Heather Cox Richardson wrote on February 9th something that made me stop and think. As she usually does. Many of you who read me already read her, and if you do not, you should. I am not a historian, nor am I a journalist. I am, at heart, a storyteller who tries to stay grounded in facts and lived reality. Heather Cox Richardson is the historian. She is one of the voices I turn to when I want to understand the deeper roots beneath today’s headlines. And in the past year, one name keeps resurfacing, a name many had barely considered until recently, yet now seems to echo constantly. William McKinley, the so called Tariff King, whose policies fused tariffs, economics, and expansion into a single driving force. Geography followed advantage. Power followed usefulness. And within that machinery sat Puerto Rico.
Puerto Rico was never brought in as an equal. It was absorbed as useful. Yes, Puerto Ricans are American citizens, but Puerto Rico is not a state, it is a territory. Its people cannot vote in presidential elections. They live inside the system, yet without full voice. Citizens, but not treated as equal citizens. Governed, yet not fully represented. Included, but not equal. That reality has never fully disappeared, and it continues to shape how Puerto Rico exists within the American structure today.

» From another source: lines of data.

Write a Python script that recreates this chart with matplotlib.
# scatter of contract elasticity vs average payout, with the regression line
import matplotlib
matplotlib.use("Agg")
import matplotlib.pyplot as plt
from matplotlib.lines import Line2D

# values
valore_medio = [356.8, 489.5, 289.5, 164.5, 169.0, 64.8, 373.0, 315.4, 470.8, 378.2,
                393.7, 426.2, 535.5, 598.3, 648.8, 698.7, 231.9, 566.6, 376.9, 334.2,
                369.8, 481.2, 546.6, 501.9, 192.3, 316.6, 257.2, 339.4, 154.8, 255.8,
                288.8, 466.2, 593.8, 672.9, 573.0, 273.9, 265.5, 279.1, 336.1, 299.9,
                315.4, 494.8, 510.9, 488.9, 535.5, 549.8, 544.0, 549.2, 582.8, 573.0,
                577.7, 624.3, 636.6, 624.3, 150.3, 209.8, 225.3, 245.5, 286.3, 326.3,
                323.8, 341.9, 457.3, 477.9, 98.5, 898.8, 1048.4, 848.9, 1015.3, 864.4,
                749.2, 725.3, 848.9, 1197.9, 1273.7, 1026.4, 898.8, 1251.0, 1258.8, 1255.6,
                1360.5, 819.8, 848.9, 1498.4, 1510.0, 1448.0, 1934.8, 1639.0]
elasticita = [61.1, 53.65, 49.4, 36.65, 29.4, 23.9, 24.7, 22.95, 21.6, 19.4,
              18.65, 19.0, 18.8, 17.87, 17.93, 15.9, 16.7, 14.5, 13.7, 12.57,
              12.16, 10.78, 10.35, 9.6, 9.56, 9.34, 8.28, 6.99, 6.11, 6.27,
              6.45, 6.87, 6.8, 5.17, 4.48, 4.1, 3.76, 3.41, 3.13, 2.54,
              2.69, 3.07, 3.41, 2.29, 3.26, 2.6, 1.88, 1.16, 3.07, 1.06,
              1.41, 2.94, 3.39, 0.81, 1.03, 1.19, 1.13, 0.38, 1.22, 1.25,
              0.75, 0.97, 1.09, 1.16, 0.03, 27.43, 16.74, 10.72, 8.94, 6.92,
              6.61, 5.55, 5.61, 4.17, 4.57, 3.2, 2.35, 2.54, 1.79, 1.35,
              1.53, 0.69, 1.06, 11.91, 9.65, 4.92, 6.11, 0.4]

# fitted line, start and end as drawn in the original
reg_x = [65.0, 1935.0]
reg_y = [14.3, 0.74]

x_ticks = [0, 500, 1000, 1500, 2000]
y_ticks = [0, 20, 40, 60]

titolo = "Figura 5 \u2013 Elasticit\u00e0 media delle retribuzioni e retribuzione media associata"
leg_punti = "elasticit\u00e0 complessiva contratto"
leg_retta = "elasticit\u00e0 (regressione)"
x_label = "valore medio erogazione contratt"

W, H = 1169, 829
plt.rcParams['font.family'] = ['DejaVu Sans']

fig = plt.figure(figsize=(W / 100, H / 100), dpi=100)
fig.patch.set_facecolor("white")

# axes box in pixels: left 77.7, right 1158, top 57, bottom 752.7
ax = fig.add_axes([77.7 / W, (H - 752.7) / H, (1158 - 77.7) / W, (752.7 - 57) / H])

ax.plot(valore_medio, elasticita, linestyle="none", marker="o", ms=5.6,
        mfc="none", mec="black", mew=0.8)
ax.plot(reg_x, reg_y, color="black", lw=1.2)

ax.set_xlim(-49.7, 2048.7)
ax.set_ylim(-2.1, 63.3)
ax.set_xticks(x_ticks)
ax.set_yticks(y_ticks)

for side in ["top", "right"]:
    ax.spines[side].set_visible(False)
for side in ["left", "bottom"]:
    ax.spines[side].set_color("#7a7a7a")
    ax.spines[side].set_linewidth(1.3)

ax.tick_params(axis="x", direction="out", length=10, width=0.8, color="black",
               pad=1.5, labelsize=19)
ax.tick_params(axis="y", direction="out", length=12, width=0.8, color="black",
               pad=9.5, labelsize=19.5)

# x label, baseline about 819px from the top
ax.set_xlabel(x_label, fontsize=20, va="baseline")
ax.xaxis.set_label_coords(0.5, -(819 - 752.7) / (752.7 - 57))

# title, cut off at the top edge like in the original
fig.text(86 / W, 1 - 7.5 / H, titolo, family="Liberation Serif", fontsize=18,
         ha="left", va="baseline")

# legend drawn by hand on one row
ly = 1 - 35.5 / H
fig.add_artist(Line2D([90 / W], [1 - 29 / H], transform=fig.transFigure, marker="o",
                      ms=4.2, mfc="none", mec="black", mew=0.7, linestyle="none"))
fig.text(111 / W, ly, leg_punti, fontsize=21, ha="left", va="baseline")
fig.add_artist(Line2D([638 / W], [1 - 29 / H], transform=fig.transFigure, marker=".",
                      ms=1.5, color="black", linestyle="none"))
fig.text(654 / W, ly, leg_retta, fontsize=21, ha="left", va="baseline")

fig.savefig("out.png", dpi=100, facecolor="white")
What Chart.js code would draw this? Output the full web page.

Then came the modern reminder. Bad Bunny. I am not here to analyze a halftime show, that is not the point. The point is the reaction, the insistence from some that he is “not American.” A man born in Puerto Rico, a U.S. citizen, still viewed by some as outside, as less than, as not fully belonging. This is not about music. It is about hierarchy. It is about how systems decide who is fully included and who is simply useful.
When I think of Puerto Rico, I think of a beautiful Caribbean island that has too often been mistreated, overlooked, and controlled without equality. And that reflection leads somewhere important. An 1898 edition of Harpers Weekly once showed Uncle Sam plucking “sugar plums,” the desired fruits of empire. They were not candy, they were land, resources, and strategic footholds. Those sugar plums did not vanish, they changed geography, and the gaze moved north.
Today, the desired fruits look different. Oil and gas, fresh water, critical minerals. hydropower, the Arctic including The Northwest Passage. Strategic geography and strategic leverage. The map changed, but the instinct did not. Usefulness first, equality optional. And that is where this conversation reaches Alberta, and ultimately all of Canada. To those Alberta separatists who imagine advantage, strength, or special standing by moving closer to power, look again at Puerto Rico, not symbolically, but practically. A place valued for what it provides, not empowered for what it is, governed within a structure where decisions are made elsewhere, for interests beyond its own.
So let us make this simple. Imagine a restaurant. From the outside it looks exciting, successful, irresistible. You read the reviews carefully and notice a pattern. Only certain people are treated well, others are tolerated for what they bring. Some leave respected, others leave diminished. Would you still go, convincing yourself your experience would be different, that you would somehow be welcomed as an equal. Look again at the sign on the door. It does not say Partners, it says Suppliers. And once inside, you are not seated at the table, you are on the menu.
Heather Cox Richardson does not write about the past to stir nostalgia, she writes to reveal continuity. Tariffs were never just economics, expansion was never just geography, and power has always moved toward what is useful. Trump did not create this instinct, but under this administration the pattern is no longer subtle, and now Canada, in all its regions and resources, is increasingly viewed through that same lens.
The sugar plums of 1898, the desired fruits of that era, did not disappear. They transformed into the resources most valuable today. Energy, water, minerals and access to new geographies, gateways and futures. So Alberta before anyone imagines strength remember it will be without equality, sovereignty without control, and belonging without respect. I implore you to remember that simple truth. And as Mark Carney warned at Davos, if you are not at the table, you are on the menu.